C’est tout de même un peu dangereux de partir comme je le fais. C’est là que l’on comprends que certains descendent chercher un paquet de cigarettes et ne reviennent jamais.
Il arrive sans doute dans la vie une sorte de point de non-retour qu’un simple évènement, une dispute de plus, fait franchir… ou même pas une dispute, un ennui latent, celui qui persuade que cette soirée encore se déroulera assis stupidement à regarder une émission ou un film tout aussi stupide, et que demain…. ce sera pareil et indéfiniment…
A un moment, on doit se dire que ce n’est plus possible de repasser la porte une nouvelle fois, de se retrouver entre quatre murs, avec les mêmes problèmes sans solutions autres que la blessure de l’autre et de soi-même.
Les voyages sont dangereux pour le moral à certains moments de la vie, je trouve… surtout ceux que l’on fait en solitaire, et ceux que l’on fait pour fuir quelque chose consciemment ou pas…
 
certains choisissent l’alcool, la drogue, ou la dépression, je choisis… un billet de train….
 
Dans le train, j’ai eu tout le temps de lire un livre assez triste en fait. Cela se passe dans le monde rural avant 1945, il fallait que les femmes s’occupent intensément afin qu’elles n’aient point le temps de réfléchir… c’était plus sûr (idem pour les hommes mais à d’autres activités, quoique qu’il était toléré qu’ils passent quelque temps au café à discuter – les femmes discutaient aussi, les mains dans l’eau, au lavoir…).

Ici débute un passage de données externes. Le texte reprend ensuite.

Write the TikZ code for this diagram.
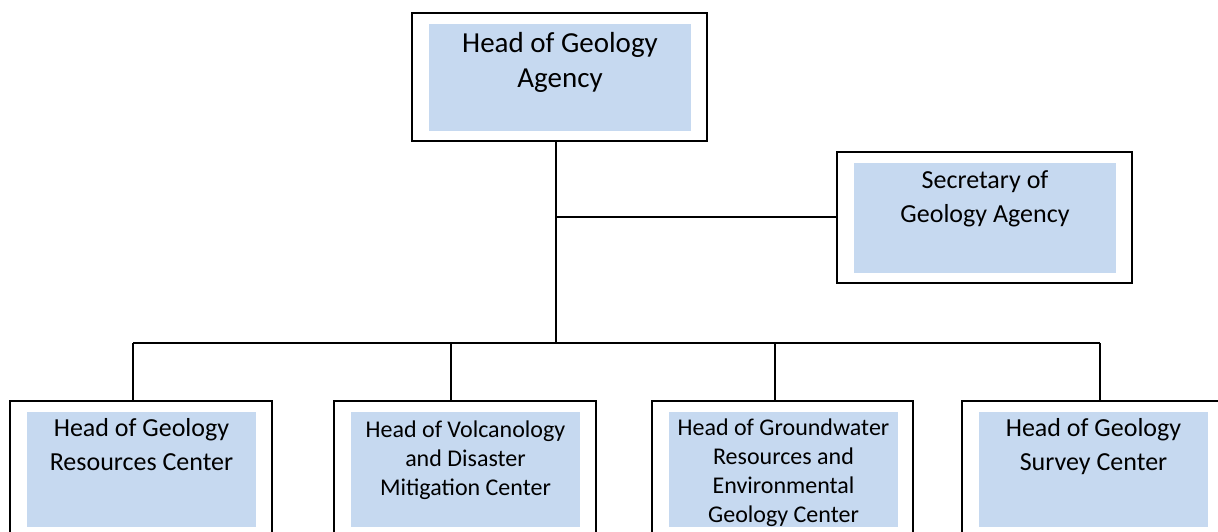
\documentclass[tikz,border=0pt]{standalone}
\usepackage{fontspec}
\setmainfont{Carlito}
\definecolor{panelblue}{HTML}{C6D9F0}
\tikzset{
  panel/.style={fill=panelblue, draw=none, inner sep=0pt},
  label/.style={align=center, inner sep=0pt, anchor=base, text=black},
  bigtext/.style={label, font={\fontsize{21.75}{26.25}\selectfont}},
  midtext/.style={label, font={\fontsize{19.5}{25}\selectfont}},
  smalltext/.style={label, font={\fontsize{18}{21.6}\selectfont}},
  link/.style={draw=black, line width=1.3pt}
}
\begin{document}
\begin{tikzpicture}[x=0.75pt, y=-0.75pt]
\useasboundingbox (0,0) rectangle (1218,532);
\clip (0,0) rectangle (1218,532);
\fill[white] (0,0) rectangle (1218,532);

% junction points of the connector tree
\coordinate (trunk) at (556,141);
\coordinate (secjoin) at (556,217);
\coordinate (bus) at (556,343);
\coordinate (bus1) at (133,343);
\coordinate (bus2) at (451,343);
\coordinate (bus3) at (775,343);
\coordinate (bus4) at (1100,343);

% connectors
\draw[link] (trunk) -- (bus);
\draw[link] (secjoin) -- (837,217) coordinate (secin);
\draw[link] (bus1) -- (bus4);
\draw[link] (bus1) -- (133,401) coordinate (top1);
\draw[link] (bus2) -- (451,401) coordinate (top2);
\draw[link] (bus3) -- (775,401) coordinate (top3);
\draw[link] (bus4) -- (1100,401) coordinate (top4);

% head of agency (text anchored at the baseline of its last line)
\draw[link] (412,13) rectangle (707,141);
\node[panel, minimum width=196.5pt, minimum height=80.25pt] (headfill) at (560,77.5) {};
\node[bigtext] (head) at (560,87) {Head of Geology\\Agency};

% secretary
\draw[link] (837,152) rectangle (1132,283);
\node[panel, minimum width=196.5pt, minimum height=82.5pt] (secfill) at (985,218) {};
\node[midtext] (sec) at (985,222) {Secretary of\\Geology Agency};

% centres
\draw[link] (10,401) rectangle (272,545);
\node[panel, minimum width=171.75pt, minimum height=86.25pt] (fill1) at (141.5,469.5) {};
\node[midtext] (c1) at (141.5,470) {Head of Geology\\Resources Center};

\draw[link] (334,401) rectangle (596,545);
\node[panel, minimum width=171.75pt, minimum height=86.25pt] (fill2) at (465.5,469.5) {};
\node[smalltext] (c2) at (465.5,495) {Head of Volcanology\\and Disaster\\Mitigation Center};

\draw[link] (652,401) rectangle (913,545);
\node[panel, minimum width=171.75pt, minimum height=86.25pt] (fill3) at (783.5,469.5) {};
\node[smalltext] (c3) at (783.5,522) {Head of Groundwater\\Resources and\\Environmental\\Geology Center};

\draw[link] (962,401) rectangle (1224,545);
\node[panel, minimum width=171.75pt, minimum height=86.25pt] (fill4) at (1093.5,469.5) {};
\node[midtext] (c4) at (1093.5,470) {Head of Geology\\Survey Center};
\end{tikzpicture}
\end{document}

L’école les instruisait dans le but de les sortir d’un milieu, leur faisait miroiter monts et merveilles, leur donnait accès à la lecture, pour à 14 ans les renvoyer dans un monde où elles n’auraient pas de liberté réelle ni gratuite, juste un rôle à tenir. Dans le livre, cette femme finit, après son quatrième accouchement, par s’ouvrir les veines. Sauvée de justesse, elle est internée illico et mourra de faim à l’asile sous le régime nazi…
la deuxième partie du livre raconte l’histoire de son dernier enfant, qui a eu la chance d’être élevé dans une famille aimante, mais cela ne lui empêchera pas une certaine souffrance, dont il ne pourra se délivrer en partie que par l’écriture. Cette mère sacrifiée restera pour lui un maillon manquant.

 

LAMBEAUX de Charles Juliet/ Ses réflexions jusqu’à l’aboutissement de son projet d’écriture sont assez intéressantes.

 
 

Page 116

« …. Pourtant, tu te surprends  parfois à songer que tu aimerais devenir un écrivain. Mais prenant aussitôt conscience du lieu où tu te trouves, de l’entourage qui est le tien, de l’avenir tout tracé qui t’attend, tu es très vite ramené à la réalité, et pour te punir de caresser un rêve aussi extravagant, tu t’insultes, te couvres de sarcasmes."

 

Page 126

« Jamais tu n’as connu une telle angoisse. Ta volonté ne peut rien contre ce besoin qui s’est emparé de toi et qui vient tout bouleverser. Un besoin de tu ne sais quoi, mais qui te pousse à réfléchir, lire, t’interroger, te demander entre autres choses si la vie a un sens. »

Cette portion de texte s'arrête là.